The objective of this Statement of Need (SON) was to develop environmentally benign processes that replace electrolytic chromium and nickel plating used on maraging steel, corrosion-resistant steel, and aluminum alloys in localized areas of weapons system components. The proposed technology should have met the following requirements:
- Eliminates the use of hexavalent chromium and contains low or no volatile organic compounds (VOCs) and hazardous air pollutants (HAPs).
- Does not promote embrittlement in the substrate material.
- Eliminates or reduces part masking, bond coats, and flashings.
- Provides equivalent or better deposition rates as compared to traditional electrolytic plating.
- Is suitable for a wide variety of common military parts and substrates, to include internal and external diameters, surfaces, complex shapes and blind holes, in an economically feasible manner.
- Operates in versatile environments from high volume production floors to portable and unpredictable field conditions.
- Allows for spot repair.
Proposals submitted must have included theoretical or known deposition rate calculations and existing technical and operational performance data to support the concept. The proposer should have considered similar deposited metal technical characteristic requirements, such as but not limited to: Aerospace Material Specification (AMS) 2406, AMS 2460, and AMS QQ-N-290. Technical data required to successfully transition the proposed method or technology was include, but was not limited to: adhesion, hardness, density, porosity content, corrosion, and no (or a minimal and quantifiable) substrate fatigue debit. Other technical issues expected to be addressed for final Department of Defense (DoD) qualification included cleaning, surface preparation treatments and final machining.

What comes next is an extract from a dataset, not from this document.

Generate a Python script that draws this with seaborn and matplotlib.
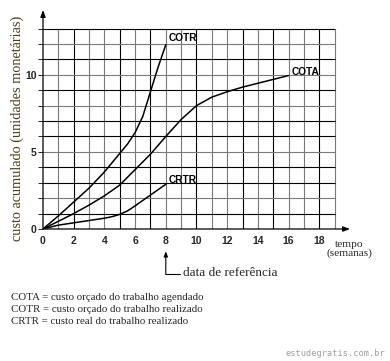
import matplotlib
matplotlib.use("Agg")
import matplotlib.pyplot as plt
import seaborn as sns
import pandas as pd

# ---- data ----
cota_weeks = [0, 1, 2, 3, 4, 5, 6, 7, 8, 9, 10, 11, 12, 13, 14, 15, 16]
cota_cost = [0, 0.5, 1.0, 1.55, 2.15, 2.85, 3.85, 4.85, 6.0, 7.1, 8.0, 8.55, 8.9, 9.2, 9.45, 9.7, 9.95]
cotr_weeks = [0, 1, 2, 3, 4, 5, 5.5, 6, 6.5, 7, 7.5, 8]
cotr_cost = [0, 0.85, 1.75, 2.65, 3.7, 4.9, 5.5, 6.25, 7.3, 8.9, 10.5, 11.95]
crtr_weeks = [0, 1, 2, 3, 4, 4.5, 5, 5.5, 6, 7, 8]
crtr_cost = [0, 0.25, 0.4, 0.55, 0.7, 0.8, 0.95, 1.17, 1.5, 2.2, 2.9]
x_ticks = [0, 2, 4, 6, 8, 10, 12, 14, 16, 18]
y_ticks = [0, 5, 10]
ref_week = 8
legend_lines = ["COTA = custo orçado do trabalho agendado",
                "COTR = custo orçado do trabalho realizado",
                "CRTR = custo real do trabalho realizado"]

df = pd.concat([
    pd.DataFrame({"semana": cota_weeks, "custo": cota_cost, "serie": "COTA"}),
    pd.DataFrame({"semana": cotr_weeks, "custo": cotr_cost, "serie": "COTR"}),
    pd.DataFrame({"semana": crtr_weeks, "custo": crtr_cost, "serie": "CRTR"}),
], ignore_index=True)

sns.set_style("white")
plt.rcParams["font.family"] = ["Liberation Sans", "DejaVu Sans"]

W, H = 390, 361
fig = plt.figure(figsize=(W / 100, H / 100), dpi=100)
# data x 0..20 -> px 43..350 ; data y 0..14.2 -> px 229..10
ax = fig.add_axes([43 / W, (H - 229) / H, 307 / W, 219 / H])
ax.set_xlim(0, 20)
ax.set_ylim(0, 14.2)
for s in ax.spines.values():
    s.set_visible(False)

black_x = {2, 5, 7, 10, 13, 15, 18}
black_y = {1, 3, 4, 6, 7, 9, 11, 13}
for gx in range(1, 20):
    ax.plot([gx, gx], [0, 13], color="black" if gx in black_x else "#7a7a7a",
            lw=0.8, zorder=1, solid_capstyle="butt")
for gy in range(1, 14):
    ax.plot([0, 19], [gy, gy], color="black" if gy in black_y else "#7a7a7a",
            lw=0.8, zorder=1, solid_capstyle="butt")

# axes with arrows
ax.annotate("", xy=(20, 0), xytext=(0, 0),
            arrowprops=dict(arrowstyle="-|>,head_length=0.4,head_width=0.15", color="black", lw=0.9,
                            shrinkA=0, shrinkB=0), annotation_clip=False)
ax.annotate("", xy=(0, 14.2), xytext=(0, 0),
            arrowprops=dict(arrowstyle="-|>,head_length=0.4,head_width=0.15", color="black", lw=0.9,
                            shrinkA=0, shrinkB=0), annotation_clip=False)

sns.lineplot(data=df, x="semana", y="custo", hue="serie", sort=False,
             palette={"COTA": "black", "COTR": "black", "CRTR": "black"},
             linewidth=1.1, legend=False, ax=ax, zorder=3)

ax.set_xlabel("")
ax.set_ylabel("")
ax.set_xticks(x_ticks)
ax.set_xticklabels([str(v) for v in x_ticks], fontsize=7.5, fontweight="bold")
ax.set_yticks(y_ticks)
ax.set_yticklabels([str(v) for v in y_ticks], fontsize=7.5, fontweight="bold")
ax.set_yticks(range(0, 14), minor=True)
ax.tick_params(axis="x", length=0, pad=5)
ax.tick_params(axis="y", which="both", length=3.5, width=0.7, direction="out", pad=1, left=True)

# curve labels
lab_kw = dict(fontsize=7.3, fontweight="bold", color="black", va="center", ha="left")
ax.text(8.2, 12.4, "COTR", **lab_kw)
ax.text(16.2, 10.2, "COTA", **lab_kw)
ax.text(8.2, 3.2, "CRTR", **lab_kw)

serif = ["Liberation Serif", "DejaVu Serif"]
ax.set_ylabel("custo acumulado (unidades monetárias)", family=serif, fontsize=10.3,
              color="#4a3d1a")
ax.yaxis.set_label_coords(-19 / 307, 0.461)

fig.text(349 / W, 1 - 249 / H, "tempo\n(semanas)", family=serif, fontsize=8.2,
         ha="center", va="center", linespacing=0.9)

# reference date arrow
ax.annotate("", xy=(ref_week, -1.45), xytext=(ref_week, -2.95),
            arrowprops=dict(arrowstyle="-|>,head_length=0.3,head_width=0.12", color="black", lw=0.8,
                            shrinkA=0, shrinkB=0), annotation_clip=False)
ax.plot([ref_week, ref_week + 0.95], [-2.95, -2.95], color="black", lw=0.8, clip_on=False)
ax.text(ref_week + 1.1, -2.85, "data de referência", family=serif, fontsize=9.5,
        ha="left", va="center", clip_on=False)

for i, line in enumerate(legend_lines):
    fig.text(11 / W, 1 - (297 + 12 * i) / H, line, family=serif, fontsize=7.8,
             ha="left", va="center")

fig.text(385 / W, 1 - 353 / H, "estudegratis.com.br", family="DejaVu Sans Mono",
         fontsize=6.2, color="#a0a0a0", ha="right", va="center")

fig.savefig("out.png", dpi=100)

Currently the military has limited ability to execute repair operations on low-risk military items, in part, due to the existing state-of-the-art metallic repair process operational, regulatory, and infrastructure footprints. Preference was be given to technologies that advance state-of-the-art and require limited or no new specialized labor skills and are suitable for front line military field or ship-based operations. Approaches requiring substrate heating or extensive post-treatments were not of interest and were not be considered.